ODEF coordinates events from the time of a donor’s death to the transplantation of corneal or scleral tissue. We are a receiving, processing, research and distribution center for donated human eye tissue. ODEF is accredited through the Eye Bank Association of America and strictly adheres to their medical standards and Code of Ethics. In addition to providing corneal tissue for transplant the Eye Foundation supports many research and educational projects. Donated eye tissue is used to find cures for blinding disorders such as Glaucoma, Diabetes related eye disorders, Retinitis Pigmentosa, Alzheimer’s disease, Parkinson’s disease and more. We also conduct educational programs for the public – working to register the citizens of the Commonwealth to become organ, eye and tissue donors.
History of Eye Banking
As early as the 18th century, medical scientists began studying the possibility of restoring sight to the visually impaired who had suffered vision loss from a damaged or diseased cornea.

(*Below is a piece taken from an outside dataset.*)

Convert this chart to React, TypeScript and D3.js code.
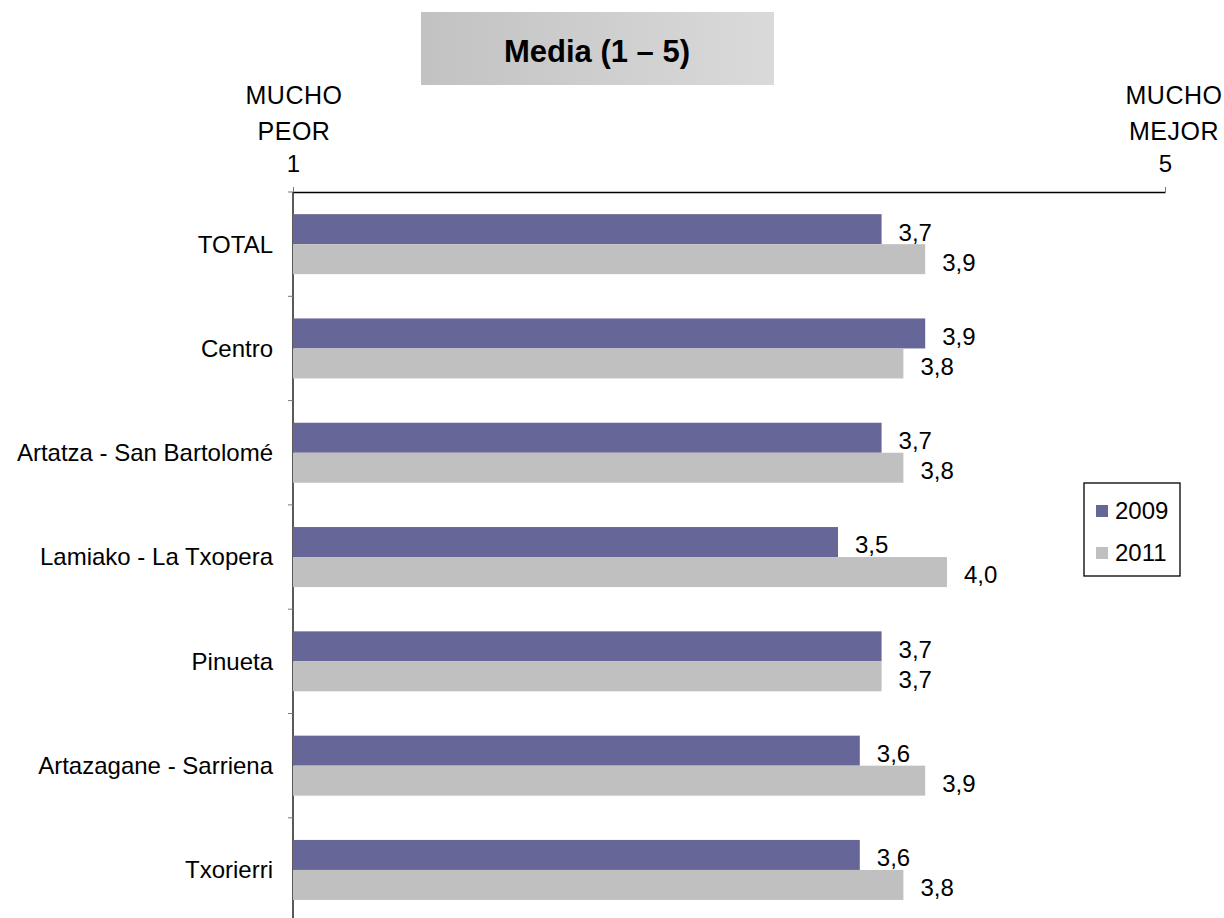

They reasoned that sight may be regained if the damaged or scarred corneal tissue could be removed and replaced with clear, healthy tissue. Artificial materials were found to be of little use and only human eye tissue offered hope for real success. The first eye bank was established in New York in 1944 and is one of over 115 eye banks in the United States and Canada today who are members of the Eye Bank Association of America (EBAA).
How ODEF Began
The first eye bank in Virginia was established in 1957 by Elbyrne G. Gill, M.D. in Roanoke. An additional eye bank followed shortly thereafter organized through the Medical College of Virginia. After its development, Lions Clubs in central, eastern and northern Virginia expressed interest in supporting the program to preserve and restore sight to the visually impaired. By 1962, the eye bank reorganized under the direction of a new Board of Directors as an autonomous, non-profit organization known as Old Dominion Eye Foundation, Inc.